Despite the recession the BBC has spent £2m on hotel room expenses in just one year - a 17-fold rise. Overnight accommodation costs in Salford - its new Northern England base - rose to £924,607 in 2011/2012 compared with some £54,000 in 2010/11.

These costs follow the £2m spent in two years transporting BBC staff between London, Salford and Manchester.

Overnight costs

The numbers - in part - come from a Freedom of Information request from the Mail. The BBC's expenses are the consequence of the broadcaster's new regionalisation policy, which insists 50% of all programmes must be made outside the Capital by 2016.

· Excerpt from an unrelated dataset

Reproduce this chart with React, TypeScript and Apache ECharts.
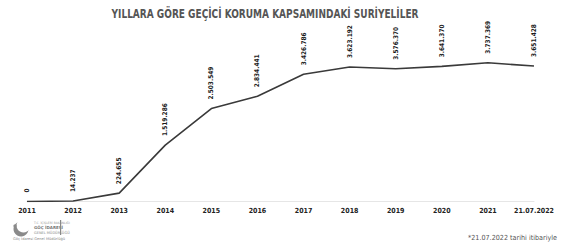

The consequence of this - so far, at least - is that temporary accommodation expenses are high. "Staff are regularly required to work from different BBC offices around the UK to attend meetings or meet production needs," says the BBC press office, "and there will always be costs associated with this."

It adds: "These figures therefore cover accommodation costs for the team responsible for the technology fit-out and technical proving and staff from the moving departments, including Sport, Children's and Radio 5Live who were initially operating over two sites – broadcasting from their base in London and preparing their new base in Salford."

Overall, it claims that part-quitting London will save it more than £700m, so the rise in hotel bills should be seen in context of the bigger savings picture.

More consultants

But the National Audit Office claims that much of the BBC's cost-cutting performance so far has not been co-ordinated or consistent. Witness the Beeb's recent decision to hire hugely expensive consulting operator McKinsey to review its news operations at a time when budget cuts are all over the place.

The BBC Trust spent, it has also emerged, £190,000 on fees paid to City headhunters Egon Zehnder to help it find a new director-general (were they completely clueless on likely candidates?).

The BBC has already sold its iconic Television Centre - the corporation's first purpose-built site for TV production - for £200m to property developers Stanhope plc, which was responsible for much of the Tate Modern project. Television Centre was home to shows from Fawlty Towers to Blue Peter.